Highlights

  • A novel method to improve the accuracy of large models finetuned on specific tasks (focusing on classification),
  • A very simple and practical idea of averaging weights of multiple finetuned models for a significant gain,
  • They approach ensemble-like performance without increasing the inference time,
  • The number of experiments they have done is insane,
  • They argue that finetuned models can land at different places of the same validation loss basin due to the flatness of the loss landscape near optimas of pretrained models,
  • It has been used recently by authors finetuning Vision-Language models (already 500+ citations).

 

Methodology

  • Consider a pre-trained model with parameters \(\theta_0\). The goal is to finetune this model on a task.
  • Let a grid of hyperparameters \(\{h_1, ... h_K\}\), with each \(h_k\) defining a learning rate, data augmentations, seed, etc.
  • The common finetuning methodology is to get a set of model \(\theta_{h_k} = FineTune(\theta_0, h_k), \forall k\leq K\) by finetuning the pre-trained model with each configuration \(h_k\), and choose the best one on a validation set.
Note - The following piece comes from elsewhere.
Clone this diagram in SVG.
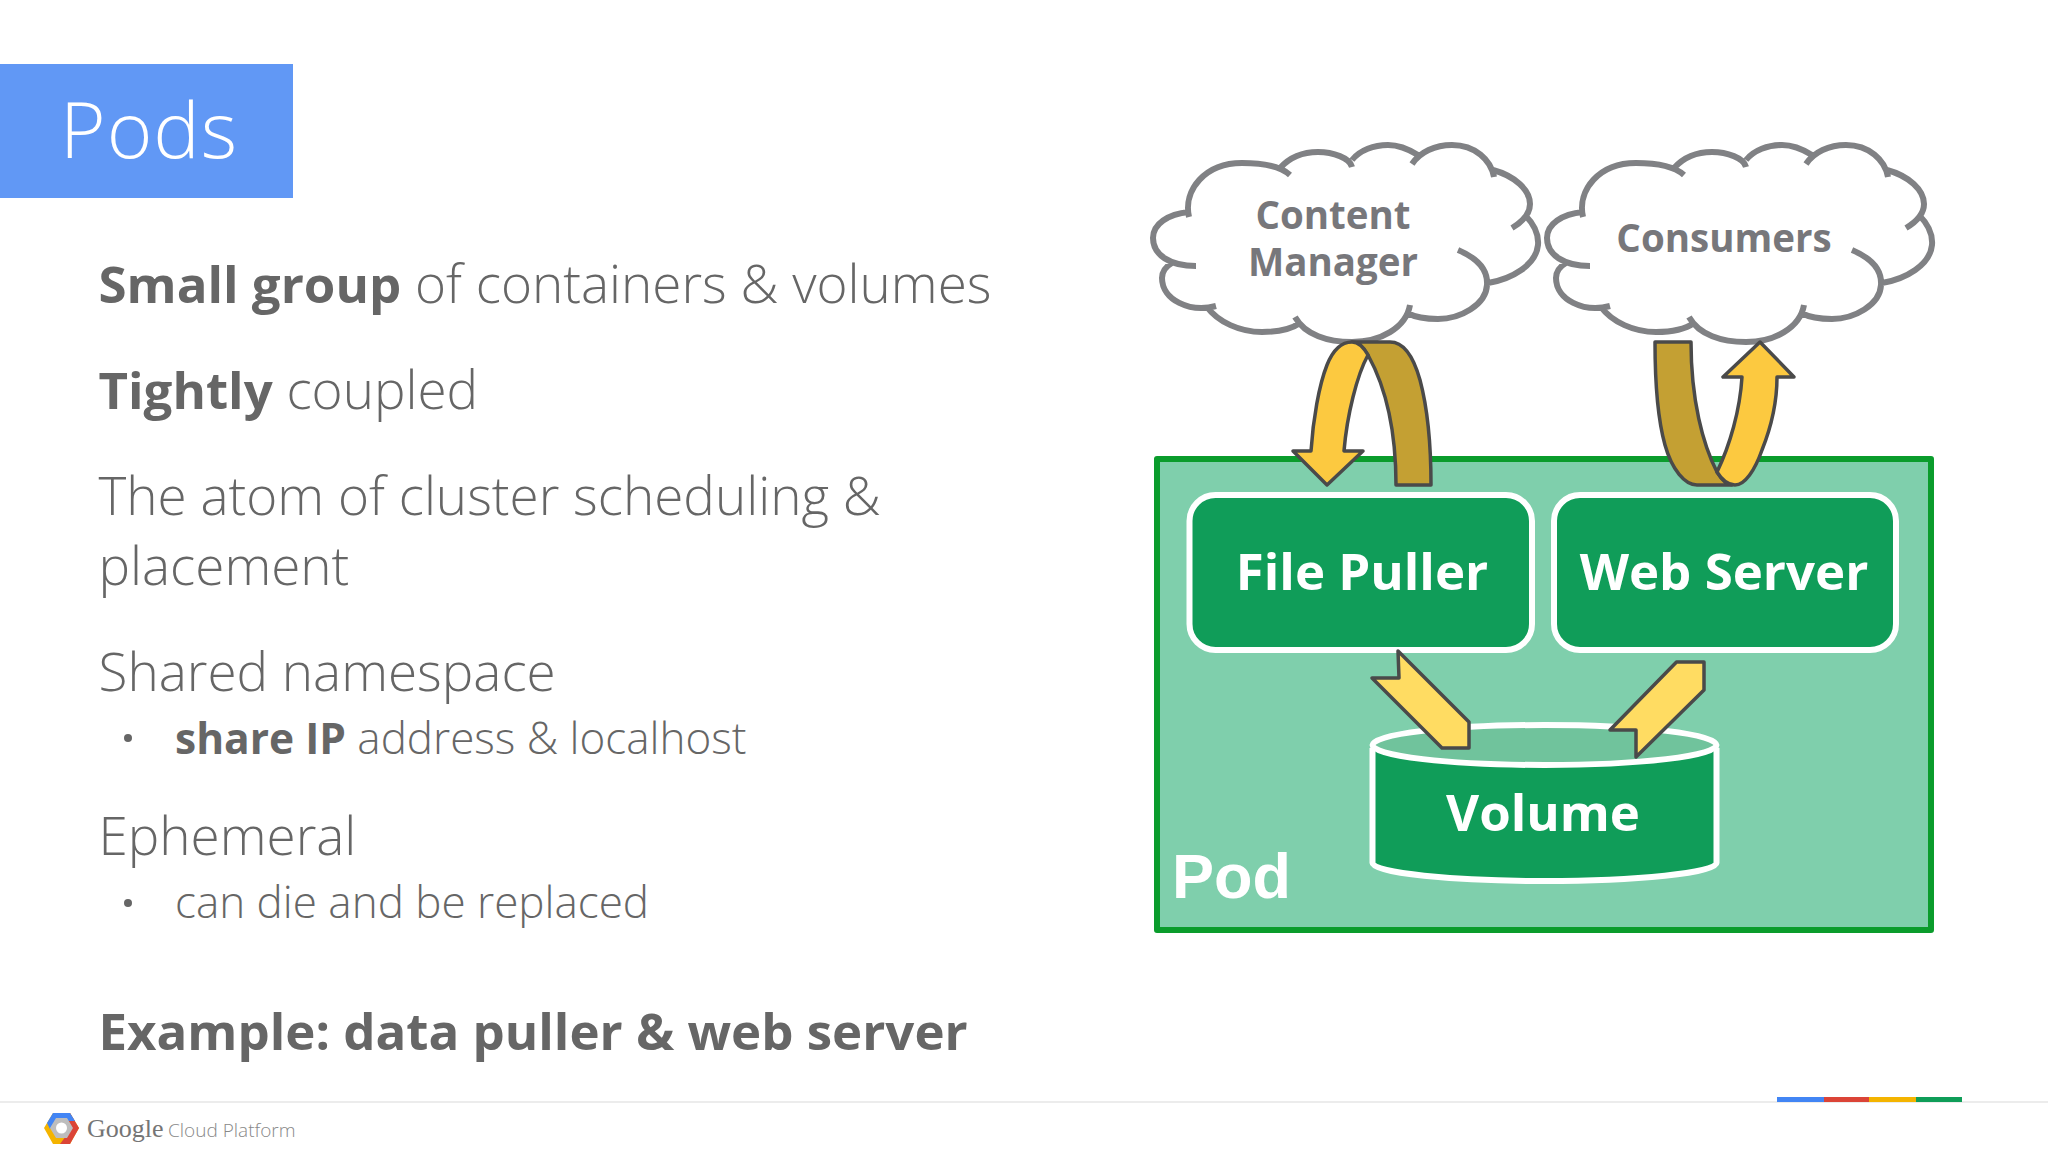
<svg xmlns="http://www.w3.org/2000/svg" width="2048" height="1153" viewBox="0 0 2048 1153">
<style>
text{font-family:"Open Sans","Liberation Sans",sans-serif}
.body{font-size:53px;fill:#666;font-weight:300}
.sub{font-size:44px;fill:#666;font-weight:300}
.bb{font-size:51px;font-weight:700}
.sb{font-size:42.500px;font-weight:700}
.cloud{fill:#fff;stroke:none}
.cl{fill:none;stroke:#808184;stroke-width:6}
.cn{font-size:38.500px;font-weight:700;fill:#77777b;text-anchor:middle}
.box{fill:#109d59;stroke:#fff;stroke-width:6}
.bt{font-size:51px;font-weight:700;fill:#fff;text-anchor:middle}
.y1{fill:#fcc940;stroke:#4a4a4a;stroke-width:3.500;stroke-linejoin:round}
.y2{fill:#c4a033;stroke:#4a4a4a;stroke-width:3.500;stroke-linejoin:round}
.y3{fill:#ffdc62;stroke:#4a4a4a;stroke-width:3.500;stroke-linejoin:round}
</style>
<defs>
<g id="cloudShape">
<path class="cloud" d="M1189 217C1183 190 1205 163 1242 163C1262 163 1272 166 1280 168C1290 157 1303 152 1318 152C1333 152 1346 155 1352 160C1360 150 1374 145 1388 145C1400 145 1410 150 1418 155C1425 149 1435 145 1452 145C1475 145 1489 155 1493 170C1515 176 1530 190 1530 204C1530 207 1528 212 1525 215C1534 224 1539 233 1538 245C1536 265 1512 279 1488 283C1486 305 1460 319 1438 319C1425 319 1415 317 1410 305C1406 328 1380 342 1352 342C1328 342 1310 335 1300 323C1290 330 1278 332 1262 332C1240 332 1225 322 1216 306C1190 313 1162 300 1162 278C1162 272 1165 267 1172 263C1160 255 1153 250 1153 238C1153 224 1168 214 1189 212Z"/>
<path class="cl" d="M1189 217C1183 190 1205 163 1242 163C1262 163 1280 166 1290 175M1280 168C1290 157 1303 152 1318 152C1333 152 1350 158 1352 167M1352 160C1360 150 1374 145 1388 145C1400 145 1410 150 1418 155M1412 164C1420 152 1435 145 1452 145C1475 145 1491 160 1494 177M1493 170C1515 176 1530 190 1530 204C1530 214 1522 222 1512 228M1525 215C1534 224 1539 233 1538 245C1536 265 1512 279 1488 283M1458 250C1477 258 1488 270 1487 285C1486 305 1460 319 1438 319C1425 319 1415 317 1407 313M1410 305C1406 328 1380 342 1352 342C1328 342 1305 335 1295 317M1300 323C1290 330 1278 332 1262 332C1240 332 1218 322 1207 307M1216 306C1190 313 1162 300 1162 278C1162 272 1165 267 1172 263M1196 266C1170 266 1153 255 1153 238C1153 224 1168 214 1189 212"/>
</g>
</defs>
<rect width="2048" height="1153" fill="#fff"/>
<g id="title"><rect x="0" y="64" width="293" height="134" fill="#6198f5"/><text x="60" y="158" font-size="78" letter-spacing="1" fill="#fff" font-weight="300">Pods</text></g>
<g id="bullets">
<text class="body" x="98.500" y="303"><tspan class="bb">Small group</tspan> of containers &amp; volumes</text>
<text class="body" x="98.500" y="409"><tspan class="bb">Tightly</tspan> coupled</text>
<text class="body" x="98.500" y="515">The atom of cluster scheduling &amp;</text>
<text class="body" x="98.500" y="585">placement</text>
<text class="body" x="98.500" y="691">Shared namespace</text>
<circle cx="128" cy="738" r="4" fill="#666"/>
<text class="sub" x="175" y="754"><tspan class="sb">share IP</tspan> address &amp; localhost</text>
<text class="body" x="98.500" y="855">Ephemeral</text>
<circle cx="128" cy="903" r="4" fill="#666"/>
<text class="sub" x="175" y="918">can die and be replaced</text>
<text class="body bb" x="98.500" y="1050">Example: data puller &amp; web server</text>
</g>
<g id="pod"><rect x="1157" y="459" width="774" height="471" fill="#7fcfac" stroke="#0a9c2c" stroke-width="6" stroke-linejoin="round"/><text x="1172" y="898" font-size="63" font-weight="700" fill="#fff" style="font-family:'Liberation Sans',sans-serif">Pod</text></g>
<g id="file-puller"><rect class="box" x="1189.500" y="495" width="342.500" height="155" rx="26"/><text class="bt" x="1362" y="590">File Puller</text></g>
<g id="web-server"><rect class="box" x="1554" y="495" width="342" height="155" rx="26"/><text class="bt" x="1724" y="590">Web Server</text></g>
<g id="volume"><path class="box" d="M1372.500 748V863C1372.500 873 1453 881 1544.500 881C1636 881 1716.500 873 1716.500 863V748"/><ellipse cx="1544.500" cy="745" rx="172" ry="20" fill="#70c39c" stroke="#fff" stroke-width="6"/><text class="bt" x="1543" y="831">Volume</text></g>
<g id="content-manager"><use href="#cloudShape"/><text class="cn" x="1333" y="229">Content</text><text class="cn" x="1333" y="276">Manager</text></g>
<g id="consumers"><use href="#cloudShape" transform="translate(394 0)"/><text class="cn" x="1724" y="252">Consumers</text></g>
<g id="connectors">
<path class="y2" d="M1352 342H1390C1403 342 1413 355 1420 380C1428 410 1431 445 1431 485H1396C1396 440 1390 395 1368 355C1364 348 1359 342 1352 342Z"/>
<path class="y1" d="M1311 451C1313 420 1319 385 1327 365C1333 350 1342 342 1352 342C1359 342 1364 348 1368 355C1357 375 1347 415 1344 451H1363L1327 485L1293 451Z"/>
<path class="y2" d="M1655 342H1691C1691 400 1703 445 1717 472C1722 480 1727 485 1732 485H1697C1685 485 1672 470 1665 445C1658 420 1655 385 1655 342Z"/>
<path class="y1" d="M1742 377C1740 410 1730 445 1717 472C1722 480 1727 485 1735 485C1745 485 1755 470 1762 450C1772 425 1777 400 1777 377H1794L1760 342L1723 377Z"/>
<path class="y3" d="M1398 651L1469 722V748H1442L1372 678H1399Z"/>
<path class="y3" d="M1676.500 662H1704V690L1636 757V730H1610Z"/>
</g>
<g id="footer">
<rect x="0" y="1101" width="2048" height="2" fill="#ececec"/>
<rect x="1777" y="1097" width="47" height="5" fill="#4285f4"/><rect x="1824" y="1097" width="45" height="5" fill="#db4437"/><rect x="1869" y="1097" width="47" height="5" fill="#f4b400"/><rect x="1916" y="1097" width="46" height="5" fill="#0f9d58"/>
<g id="logo"><path d="M44 1128L53 1113H70L79 1128L70 1144H53Z" fill="#f4b400"/><path d="M70 1113L79 1128L70 1144H60L66 1136L72 1128L68 1120Z" fill="#db4437"/><path d="M47 1123L53 1113H70L75 1121H62L54 1125L50 1129Z" fill="#4285f4"/><path d="M50 1128L56 1118H67L73 1128L67 1138H56Z" fill="#bdbdbd"/><circle cx="61.500" cy="1128" r="5.500" fill="#fff"/></g>
<text x="87" y="1137" font-size="26" fill="#757575" style="font-family:'Liberation Serif',serif">Google</text>
<text x="168" y="1137" font-size="19" fill="#888" font-weight="300">Cloud Platform</text>
</g>
</svg>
  • They define a model soup as the parameters averaged model \(\theta_{S_\mathcal{H}} = \sum_{h\in \mathcal{H}}\theta_h\) for a subset of configurations \(\mathcal{H} \subseteq \{h_1, ... h_K\}\).
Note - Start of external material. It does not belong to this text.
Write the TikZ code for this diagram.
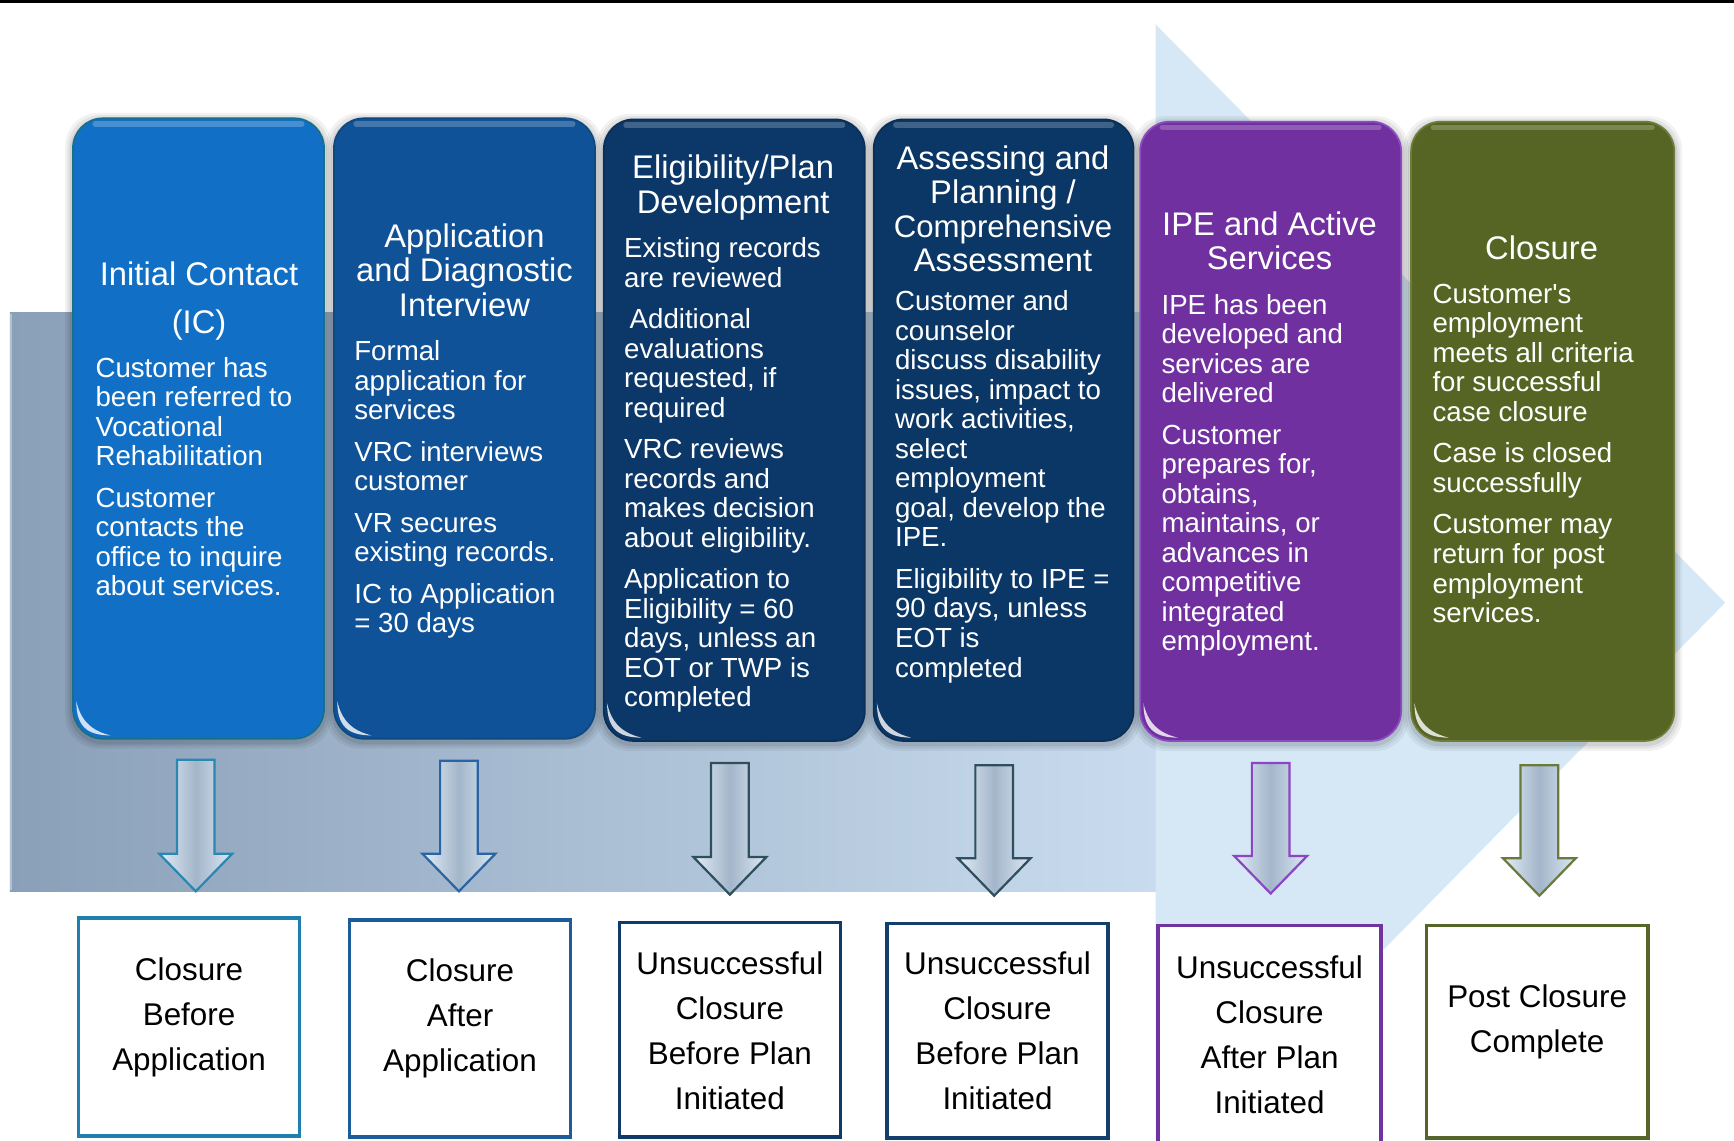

  • They name the Uniform soup the uniform average of all models of the grid \(\theta_{S_{uniform}} = \sum_{k=1}^K\theta_{h_k}\).
  • They define the Greedy soup as the model obtained by incrementally adding models to the soup (i.e. to the parameters aggregate). They sort the models \(\theta_{h}, \forall h\in \{h_1, ... h_K\}\) in decreasing order of validation accuracy. For each model, they try to add it to the soup, and keep it if it improves the validation accuracy of the current soup.
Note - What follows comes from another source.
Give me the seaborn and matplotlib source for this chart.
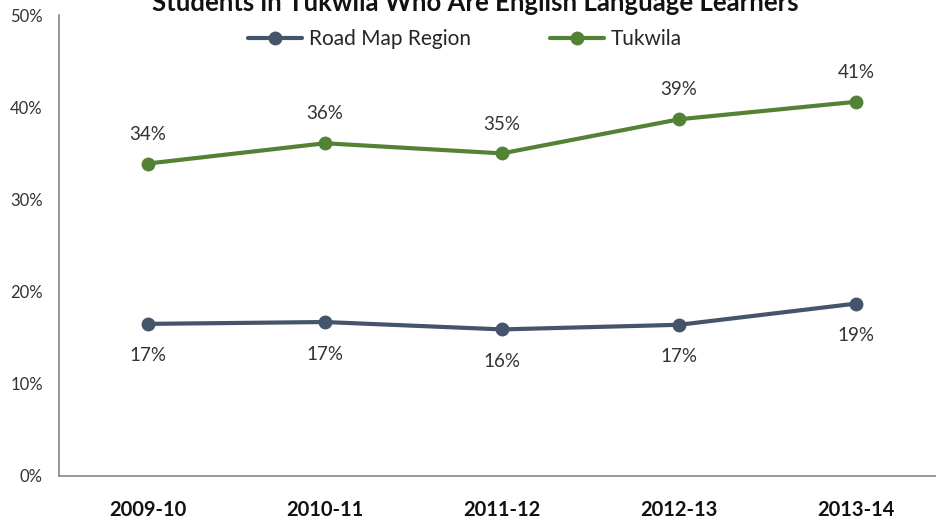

  • They defined more advanced but less interesting soups in Appendix.

 

Experiments

Experimental setup

  • Pre-trained models
    • CLIP and ALIGN pre-trained contrastive image-text pairs loss,
    • VIT-G/14 on JFT-3B (internal image classification Google dataset),
    • Transformers for text classification.
  • They use the LP-FT finetuning method
    • First train a linear head on top of pre-trained models (linear probe LP),
    • Then finetune the whole model end-to-end (finetune FT).
  • They finetune on ImageNet,
  • They test on
    • ImageNet (In Domain ID),
    • Five “out-of-distribution” (OOD) datasets: ImageNetV2, ImageNet-R, ImageNetSketch, ObjectNet, and ImageNet-A.
  • No data leakage, they kept 2% of ImageNet training set for actual validation.

 

Intuition

They first experiment with pairs of finetuned models from the same pretrained CLIP version.

Error landscape vizualisation

  • Finetuned models seem to land on borders of the same validation loss basin with small to medium learning rates. The average has a smaller validation loss.
  • They show in Appendix that it is not the case for larger learning rates.

 

  • The more the two finetuned models drift away from each other while staying in the same loss basin, the larger the performance gain by averaging their parameters.

 

Comparison to ensembles

  • There is a clear correlation between ensemble and soup performances.
  • Ensemble is superior to soup in domain, but soup is superior to ensemble out of domain.

 

Main results

  • Soups are better than selecting the best model on a validation set. Greedy soup is clearly better than uniform as it limits the influence of poor hyperparameters choices.

 

  • They were (are?) state-of-the-art on ImageNet for a while.

 

  • Ensemble seems to remain better in domain, at the cost of higher inference times.
  • Greedy ensembles might be very interesting in practice.

 

List of additional experiments

  • A learned soup;
    • Learning the aggregation of models of the soup (too expensive and not interesting).
  • Experiments with individual hyperparameters;
    • Too many results, see the paper.
  • Experiments with the number of models in the soup;
    • More models only improve the accuracy of the soups.
  • Experiments with large learning rates;
    • Finetuned models do not remain in the same loss basin.
  • Experiments with smaller models (VIT-B/32) pretrained on a smaller dataset (ImageNet 22k);
    • Results are not as convincing, but greedy soup is still better.
  • Relation with calibration;
    • Soups do not seem to improve calibration while ensembles do.
  • Soups of models finetuned on different datasets;
    • It does things.
  • Relation with Sharpness-Aware Minimization;
    • Soups of models trained with and without SAM were better than only SAM or only standard optimization.
  • Relation with Exponential Moving Averaging and Stochastic Weight Averaging;
    • Soups can be combined with EMA and SWA, even for VIT-B/32 pre-trained on ImageNet 22k.
  • Relation with Ensemble distillation;
    • Soups are comparable or better.
  • Relation with Wise Finetuning (searching for the best linear interpolation between initialization and finetuned model);
    • Soups go beyond what Wise-FT can do.

 

Conclusion

  • Intringuigly simple idea of averaging finetuned models for better performance,
  • Already kind of popular,
  • One cannot say if it is really transposable to regular models pretrained on small datasets finetuned on even smaller datasets, as well as on other tasks (image segmentation, object detection, etc.)